# FSW Application received on 8th August 2014



## santosh_nitw (Apr 29, 2014)

Hello,

My application reached on 8th August 2014, still i have not received any communications from CIC. Any idea how long will it take in file number generation?


----------



## xxxxxxxxxxxxxsssagi (May 21, 2013)

santosh_nitw said:


> Hello,
> 
> My application reached on 8th August 2014, still i have not received any communications from CIC. Any idea how long will it take in file number generation?


Around 2 months as currently May 29th-30th applications are getting processed.


----------



## deviim15 (Sep 3, 2014)

santosh_nitw said:


> Hello,
> 
> My application reached on 8th August 2014, still i have not received any communications from CIC. Any idea how long will it take in file number generation?


My application reached CIC on May 20th and i received the PER mail on September 8th. Considering that, i guess you should hear from CIC sooooon. Goodluck


----------



## santosh_nitw (Apr 29, 2014)

Thanks much......anybody from Aug application dispatched , has received communication from CIC?


----------



## xxxxxxxxxxxxxsssagi (May 21, 2013)

santosh_nitw said:


> Thanks much......anybody from Aug application dispatched , has received communication from CIC?


Have already said above, it will take 2-3 months for Aug applicants. They are on 2nd June applications now. You can raise an email status query with CIC post 10 weeks from date of your delivery as they don't entertain any requests before this period. Even in that case, they take about 30 working days more to respond to you query.


----------



## santosh_nitw (Apr 29, 2014)

Is there any hope in my case to get invitation from CIC? My application reached to FSW office by 8th August 2014. Currently, cic is processing application received on first week of June, i am bit worried .....Cap is also filling fast.....


----------



## Sheray (Jul 29, 2014)

santosh_nitw said:


> Is there any hope in my case to get invitation from CIC? My application reached to FSW office by 8th August 2014. Currently, cic is processing application received on first week of June, i am bit worried .....Cap is also filling fast.....

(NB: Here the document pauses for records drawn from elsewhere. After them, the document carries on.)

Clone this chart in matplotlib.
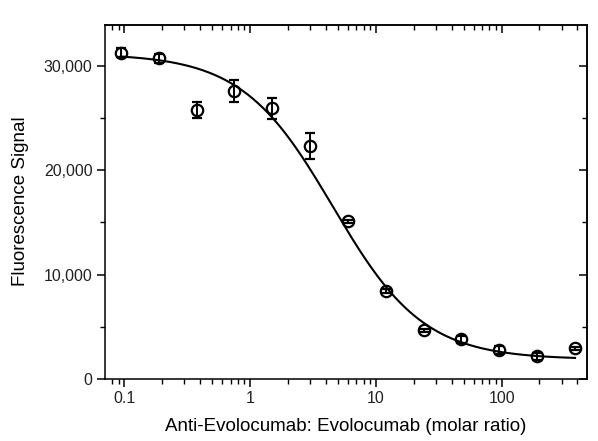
import numpy as np
import matplotlib
matplotlib.use('Agg')
import matplotlib.pyplot as plt
from matplotlib.ticker import FuncFormatter, LogLocator, MultipleLocator, NullFormatter

plt.rcParams['font.family'] = ['Liberation Sans', 'DejaVu Sans']

# molar ratio (two-fold dilution series)
ratio = [0.09375, 0.1875, 0.375, 0.75, 1.5, 3, 6, 12, 24, 48, 96, 192, 384]
signal = [31300, 30750, 25800, 27600, 25950, 22350, 15100, 8380, 4650, 3770, 2740, 2160, 2900]
signal_err = [450, 400, 740, 1030, 1030, 1230, 150, 200, 150, 350, 350, 350, 150]

# 4-parameter logistic fit
fit_top = 31200
fit_bottom = 1850
fit_ec50 = 4.55
fit_hill = 1.2

fig = plt.figure(figsize=(5.98, 4.41), dpi=100)
ax = fig.add_axes([0.1756, 0.1413, 0.8060, 0.8031])

xs = np.logspace(np.log10(ratio[0]), np.log10(ratio[-1]), 300)
ys = fit_bottom + (fit_top - fit_bottom) / (1 + (xs / fit_ec50) ** fit_hill)
ax.plot(xs, ys, color='black', lw=1.5, zorder=2)

ax.errorbar(ratio, signal, yerr=signal_err, fmt='o', ms=8.2, mfc='none', mec='black',
            mew=1.6, ecolor='black', elinewidth=1.4, capsize=3.4, capthick=1.5, zorder=3)

ax.set_xscale('log')
ax.set_xlim(0.0702, 478)
ax.set_ylim(0, 34000)

ax.xaxis.set_major_locator(LogLocator(base=10))
ax.xaxis.set_minor_locator(LogLocator(base=10, subs=np.arange(2, 10)))
ax.xaxis.set_minor_formatter(NullFormatter())
ax.xaxis.set_major_formatter(FuncFormatter(lambda v, p: '%g' % v))
ax.yaxis.set_major_locator(MultipleLocator(10000))
ax.yaxis.set_minor_locator(MultipleLocator(5000))
ax.yaxis.set_major_formatter(FuncFormatter(lambda v, p: '{:,.0f}'.format(v)))

ax.tick_params(which='major', direction='out', length=6, width=1.1, labelsize=11.5,
               colors='black', labelcolor='#222222', pad=3)
ax.tick_params(which='minor', direction='out', length=3.5, width=1.0)

for s in ax.spines.values():
    s.set_linewidth(1.1)

top = ax.secondary_xaxis('top')
top.set_xscale('log')
top.xaxis.set_major_locator(LogLocator(base=10))
top.xaxis.set_minor_locator(LogLocator(base=10, subs=np.arange(2, 10)))
top.tick_params(which='major', direction='in', length=6, width=1.1, labeltop=False)
top.tick_params(which='minor', direction='in', length=3.5, width=1.0)
top.spines['top'].set_linewidth(1.1)

right = ax.secondary_yaxis('right')
right.yaxis.set_major_locator(MultipleLocator(10000))
right.yaxis.set_minor_locator(MultipleLocator(5000))
right.tick_params(which='major', direction='in', length=6, width=1.1, labelright=False)
right.tick_params(which='minor', direction='in', length=3.5, width=1.0)
right.spines['right'].set_linewidth(1.1)

ax.set_xlabel('Anti-Evolocumab: Evolocumab (molar ratio)', fontsize=13.5)
ax.set_ylabel('Fluorescence Signal', fontsize=13.5)
ax.yaxis.set_label_coords(-0.158, 0.5)
ax.xaxis.set_label_coords(0.5, -0.112)

fig.savefig('out.png', dpi=100)
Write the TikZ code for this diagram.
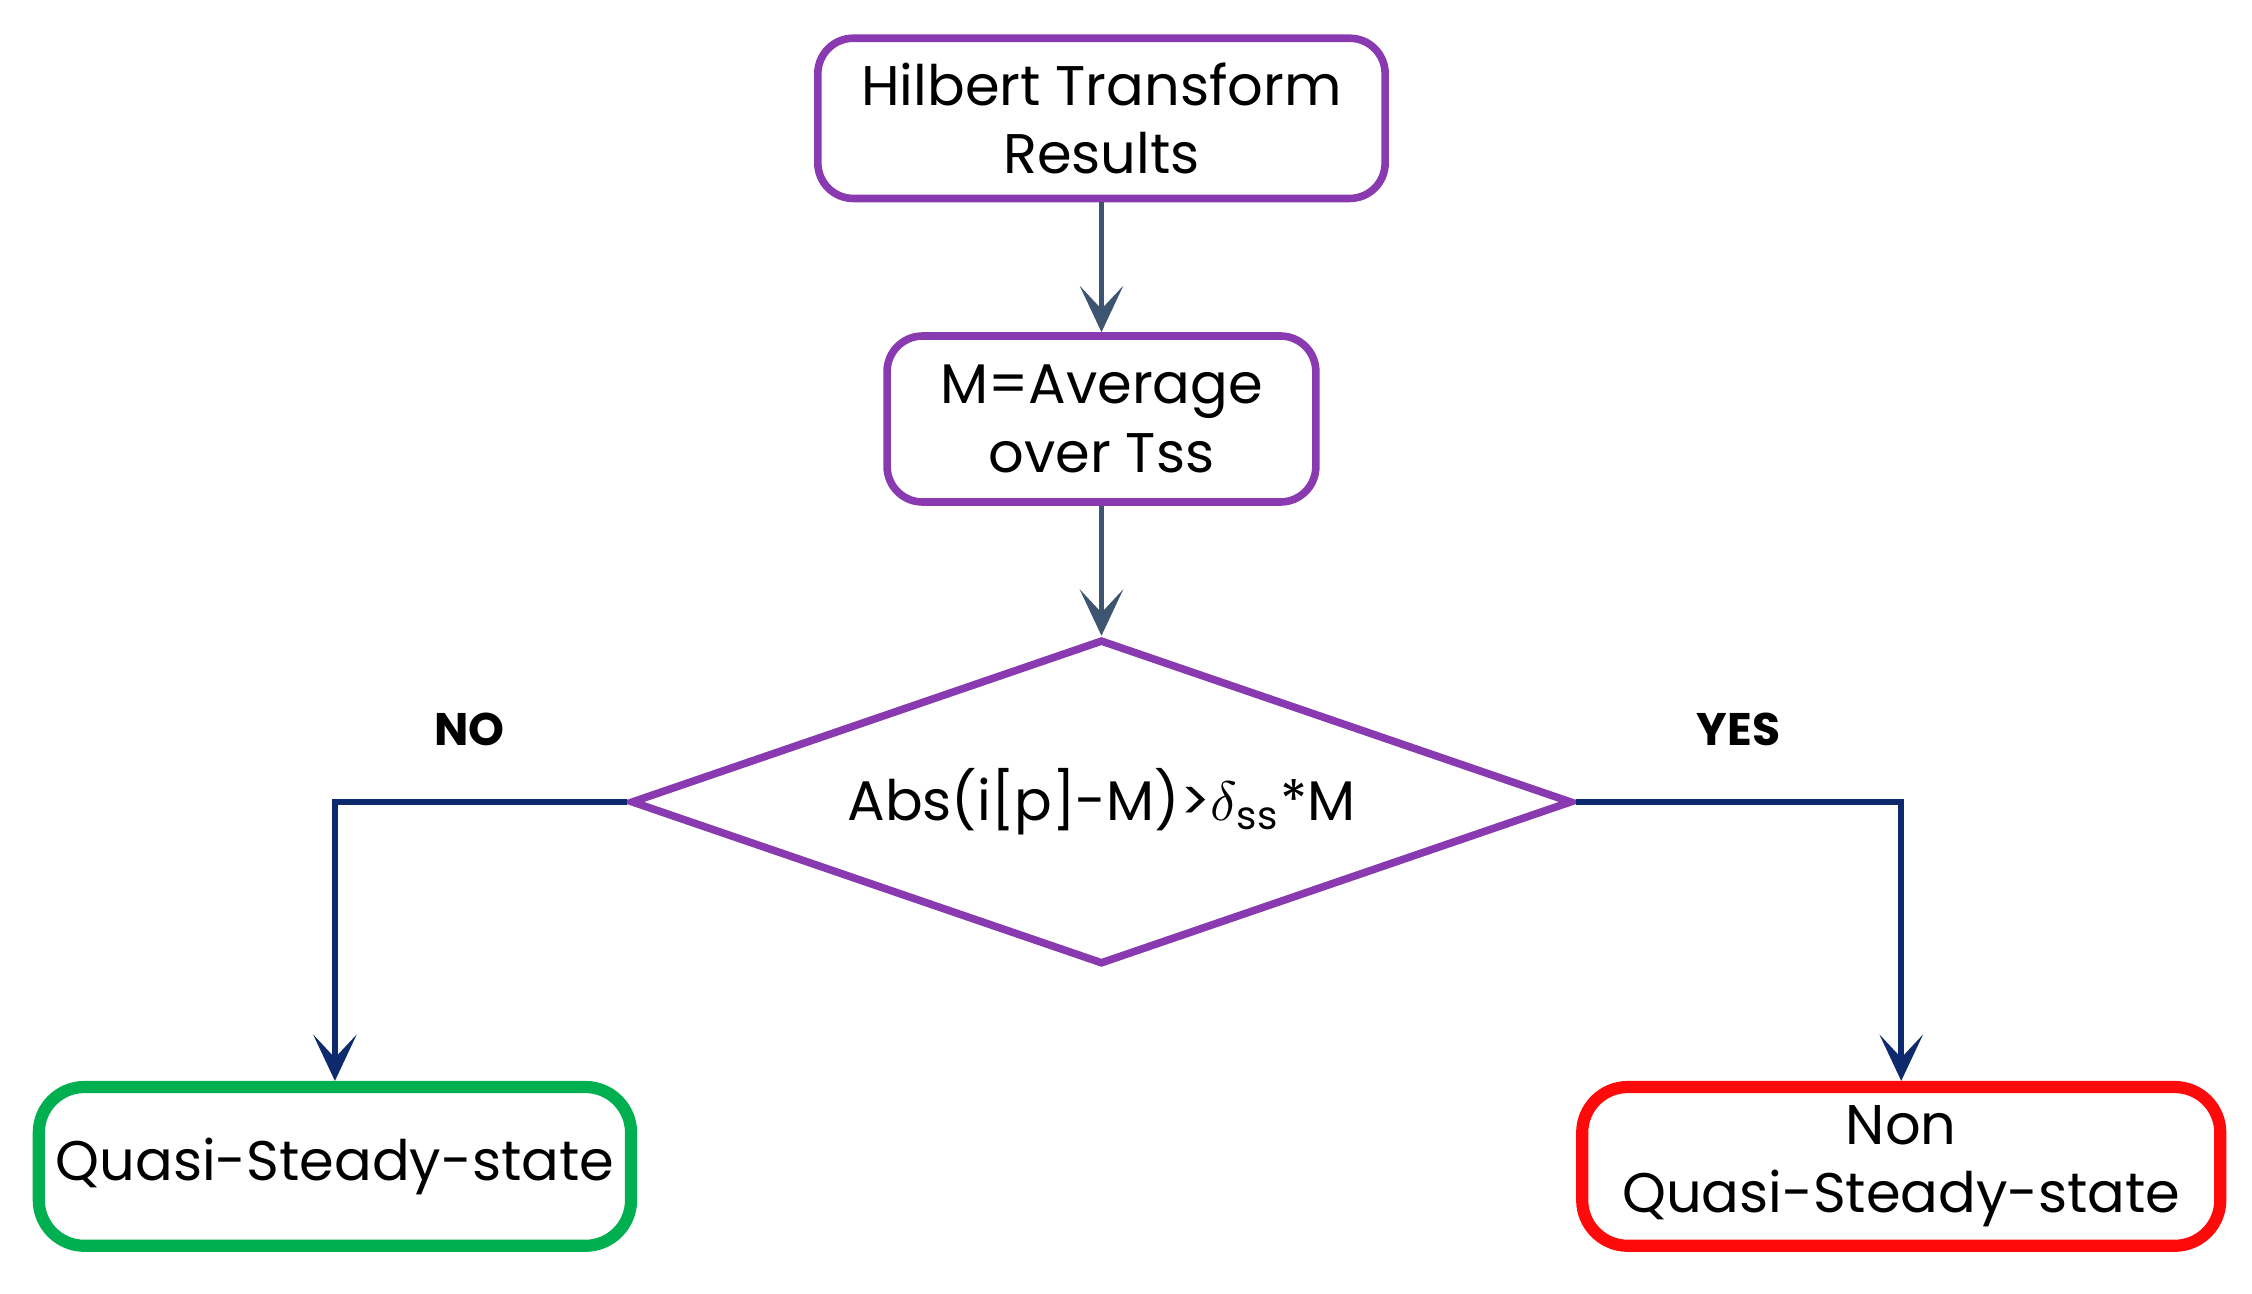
\documentclass[tikz,border=0pt]{standalone}
\usepackage{fontspec}
\setmainfont{Poppins}
\usepackage{tikz}
\usetikzlibrary{arrows.meta,positioning,shapes.geometric}
\definecolor{flowpurple}{HTML}{8A3AB0}
\definecolor{slate}{HTML}{3D5570}
\definecolor{navy}{HTML}{0E2A6E}
\definecolor{okgreen}{HTML}{00B050}
\definecolor{badred}{HTML}{FF0A0A}

\begin{document}
\begin{tikzpicture}[
    font=\fontsize{11}{13.5}\selectfont,
    >={Stealth[length=3.2mm,width=3mm,inset=1.6mm]},
    block/.style={draw=flowpurple, line width=1.5pt, rounded corners=7pt, align=center, inner sep=1mm},
    decision/.style={diamond, draw=flowpurple, line width=1.5pt, inner sep=0pt, shape aspect=2.9, minimum width=6.52cm, minimum height=2.25cm},
    outcome/.style={draw, line width=2.4pt, rounded corners=9pt, align=center, minimum height=1.1cm},
    line/.style={->, slate, line width=1.1pt},
    branch/.style={->, navy, line width=1.1pt}
]
\useasboundingbox (0,0) rectangle (15.6,8.96);

% Main column
\node[block, minimum width=3.93cm, minimum height=1.11cm] (hilbert) at (7.63,8.14) {Hilbert Transform\\Results};
\node[block, minimum width=2.97cm, minimum height=1.15cm, below=9mm of hilbert] (avg) {M=Average\\over Tss};
\node[decision, below=9mm of avg] (check) {Abs(i[p]-M)>$\delta$\textsubscript{ss}*M};

% Outcomes
\node[outcome, draw=okgreen, minimum width=4.1cm] (steady) at (2.32,0.88) {Quasi-Steady-state};
\node[outcome, draw=badred, minimum width=4.42cm] (nonsteady) at (13.17,0.88) {Non\\Quasi-Steady-state};

% Arrows
\draw[line] (hilbert) -- (avg);
\draw[line] (avg) -- (check);
\draw[branch] (check.west) -| node[pos=0.27, above=2.5mm, text=black, font=\bfseries\small]{NO} (steady.north);
\draw[branch] (check.east) -| node[pos=0.25, above=2.5mm, text=black, font=\bfseries\small]{YES} (nonsteady.north);

\end{tikzpicture}
\end{document}
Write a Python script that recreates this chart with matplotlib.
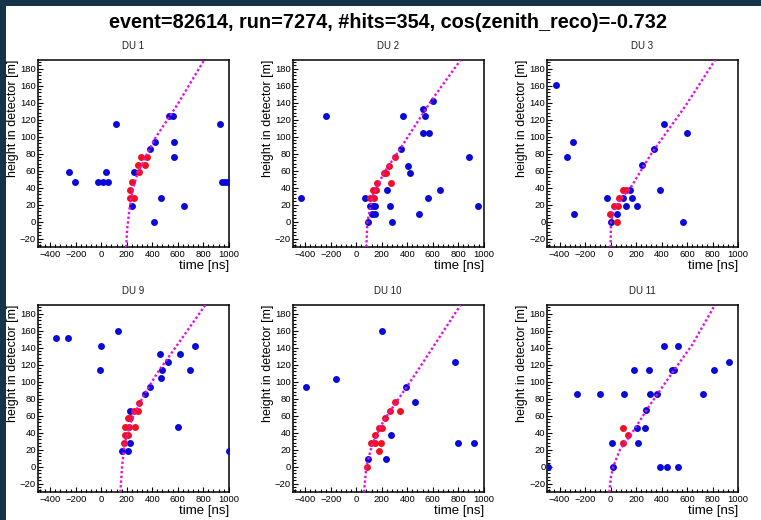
import matplotlib
matplotlib.use("Agg")
import matplotlib.pyplot as plt
from matplotlib.ticker import MultipleLocator
from matplotlib.patches import Rectangle

plt.rcParams['font.family'] = ['Liberation Sans', 'DejaVu Sans']

suptitle_text = "event=82614, run=7274, #hits=354, cos(zenith_reco)=-0.732"
du_names = ["DU 1", "DU 2", "DU 3", "DU 9", "DU 10", "DU 11"]

# ---- DU 1 ----
du1_blue_t = [115, -250, -205, -25, 10, 50, 40, 240, 255, 385, 425, 535, 560, 573, 568, 470, 417, 645, 930, 945, 970, 990]
du1_blue_h = [115, 58, 47, 47, 47, 47, 58, 18, 58, 85, 94, 124, 124, 94, 76, 28, 0, 18, 115, 47, 47, 47]
du1_red_t = [227, 253, 229, 242, 294, 286, 312, 339, 357]
du1_red_h = [28, 28, 37, 47, 58, 67, 76, 67, 76]
du1_fit_t = [195, 203, 221, 247, 286, 339, 417, 599, 807]
du1_fit_h = [-30, -9, 14.5, 38, 57.6, 73.3, 96.8, 138, 190]

# ---- DU 2 ----
du2_blue_t = [-430, -237, 68, 92, 105, 130, 150, 126, 145, 240, 266, 284, 350, 363, 403, 424, 495, 521, 539, 526, 574, 560, 605, 658, 884, 955]
du2_blue_h = [28, 124, 28, 0, 18, 18, 18, 9, 9, 37, 18, 0, 85, 124, 66, 57, 9, 133, 124, 104, 104, 28, 142, 37, 76, 18]
du2_red_t = [108, 139, 132, 153, 166, 218, 232, 258, 271, 303]
du2_red_h = [28, 28, 37, 37, 46, 57, 57, 66, 46, 76]
du2_fit_t = [79, 87, 126, 218, 350, 587, 818]
du2_fit_h = [-30, -1, 30, 57.6, 87, 142, 190]

# ---- DU 3 ----
du3_blue_t = [-425, -340, -295, -287, -26, 0, 53, 100, 118, 153, 171, 210, 245, 337, 416, 387, 600, 568]
du3_blue_h = [161, 76, 94, 9, 28, 0, 9, 28, 18, 37, 28, 18, 67, 85, 115, 37, 104, 0]
du3_red_t = [-5, 26, 61, 53, 68, 100, 118]
du3_red_h = [9, 18, 18, 0, 28, 37, 37]
du3_fit_t = [0, 3, 21, 74, 166, 324, 587, 820]
du3_fit_h = [-30, -1, 12.5, 26, 42, 81, 136, 190]

# ---- DU 9 ----
du9_blue_t = [-355, -258, 0, -8, 129, 461, 479, 466, 526, 379, 339, 618, 734, 697, 605, 998, 163, 211, 229, 229]
du9_blue_h = [151, 151, 142, 114, 160, 132, 114, 104, 123, 94, 85, 132, 142, 114, 47, 18, 18, 18, 28, 66]
du9_red_t = [182, 189, 208, 189, 216, 268, 229, 208, 255, 287, 295]
du9_red_h = [28, 37, 37, 47, 47, 47, 57, 57, 66, 66, 75]
du9_fit_t = [150, 163, 182, 242, 334, 439, 624, 816]
du9_fit_h = [-30, 0, 27, 57, 84, 110, 149, 190]

# ---- DU 10 ----
du10_blue_t = [-395, -155, 200, 389, 92, 232, 271, 461, 776, 797, 921]
du10_blue_h = [94, 103, 160, 94, 9, 9, 37, 76, 123, 28, 28]
du10_red_t = [82, 118, 147, 147, 179, 192, 179, 200, 226, 266, 303, 345]
du10_red_h = [0, 28, 28, 37, 18, 28, 46, 46, 57, 66, 76, 66]
du10_fit_t = [61, 79, 126, 218, 324, 482, 639, 818]
du10_fit_h = [-30, 0, 27, 55, 78, 113, 149, 190]

# ---- DU 11 ----
du11_blue_t = [-492, -261, -79, 108, 8, 16, 184, 205, 213, 271, 276, 305, 311, 368, 418, 529, 389, 439, 526, 482, 500, 724, 811, 929]
du11_blue_h = [0, 85, 85, 85, 28, 0, 114, 46, 28, 46, 67, 114, 85, 85, 142, 142, 0, 0, 0, 114, 114, 85, 114, 123]
du11_red_t = [100, 139, 100]
du11_red_h = [46, 37, 28]
du11_fit_t = [-10, 3, 21, 74, 166, 297, 482, 639, 818]
du11_fit_h = [-30, -12, 0, 20, 39, 70, 110, 143, 190]

panels = [
    (du1_blue_t, du1_blue_h, du1_red_t, du1_red_h, du1_fit_t, du1_fit_h),
    (du2_blue_t, du2_blue_h, du2_red_t, du2_red_h, du2_fit_t, du2_fit_h),
    (du3_blue_t, du3_blue_h, du3_red_t, du3_red_h, du3_fit_t, du3_fit_h),
    (du9_blue_t, du9_blue_h, du9_red_t, du9_red_h, du9_fit_t, du9_fit_h),
    (du10_blue_t, du10_blue_h, du10_red_t, du10_red_h, du10_fit_t, du10_fit_h),
    (du11_blue_t, du11_blue_h, du11_red_t, du11_red_h, du11_fit_t, du11_fit_h),
]

W, H = 761, 520
fig = plt.figure(figsize=(W / 100, H / 100), dpi=100, facecolor='#15344a')
# white canvas inside dark frame
fig.patches.append(Rectangle((6 / W, 0), 1 - 6 / W, 1 - 6 / H, transform=fig.transFigure,
                             facecolor='white', edgecolor='none', zorder=-10))

col_left = [37.5, 292.5, 546.8]
row_top = [60, 305]
ax_w, ax_h = 191.3, 187.2

fig.suptitle(suptitle_text, x=388 / W, y=1 - 23 / H, va='center', fontsize=14.3, fontweight='bold')

for i, (bt, bh, rt, rh, ft, fh) in enumerate(panels):
    r, c = divmod(i, 3)
    left = col_left[c] / W
    bottom = 1 - (row_top[r] + ax_h) / H
    ax = fig.add_axes([left, bottom, ax_w / W, ax_h / H])
    ax.set_zorder(1)
    ax.plot(bt, bh, 'o', color='#0a0ad8', ms=5, mec='none', zorder=3)
    ax.plot(rt, rh, 'o', color='#f01020', ms=5, mec='none', zorder=4)
    ax.plot(ft, fh, color='#e010e0', lw=1.7, linestyle=(0, (1, 1)), zorder=5)
    ax.set_xlim(-500, 1000)
    ax.set_ylim(-30, 190)
    ax.set_xticks(range(-400, 1001, 200))
    ax.set_yticks(range(-20, 181, 20))
    ax.xaxis.set_minor_locator(MultipleLocator(40))
    ax.yaxis.set_minor_locator(MultipleLocator(4))
    ax.tick_params(which='both', direction='in', top=False, right=False, width=0.8, colors='black')
    ax.tick_params(which='major', length=3.8, labelsize=6.8)
    ax.tick_params(which='minor', length=1.9)
    ax.tick_params(axis='x', which='major', pad=2)
    ax.tick_params(axis='y', which='major', pad=1)
    for sp in ax.spines.values():
        sp.set_linewidth(1.1)
    ax.set_title(du_names[i], fontsize=7, color='#222222', pad=8)
    ax.set_xlabel("time [ns]", fontsize=9.5, loc='right')
    ax.xaxis.set_label_coords(1.0, -0.066)
    ax.set_ylabel("height in detector [m]", fontsize=9, loc='top')
    ax.yaxis.set_label_coords(-0.097, 1.0)

fig.savefig("out.png", dpi=100, facecolor=fig.get_facecolor())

Depends on noc you trying for. I think its lights out for noc 2174 & 1112 for sure.
May alone has taken 50 to 60%.

Regards
Sheray


----------



## santosh_nitw (Apr 29, 2014)

Thanks for your response. I have applied for code 2171


----------



## Sheray (Jul 29, 2014)

santosh_nitw said:


> Thanks for your response. I have applied for code 2171


I have applied for 2281 on 9/11.
I think for us its going to be big one suspense story.
Drama and thriller !


----------



## santosh_nitw (Apr 29, 2014)

Pray for the best......i am a month ahead of you. Shreya, in which code and which country from , have u applied?


----------



## Sheray (Jul 29, 2014)

santosh_nitw said:


> Pray for the best......i am a month ahead of you. Shreya, in which code and which country from , have u applied?


NOC 2281 - DUBAI - LONDON VO office.


----------



## xxxxxxxxxxxxxsssagi (May 21, 2013)

santosh_nitw said:


> Is there any hope in my case to get invitation from CIC? My application reached to FSW office by 8th August 2014. Currently, cic is processing application received on first week of June, i am bit worried .....Cap is also filling fast.....


Of course there is lots of hope. With 2171 you don't need to worry much for CAP fulfilment before October atleast.


----------



## santosh_nitw (Apr 29, 2014)

Thanks much sssagi for your moral support. I pray to God that everyone's wishes get get full filled.


----------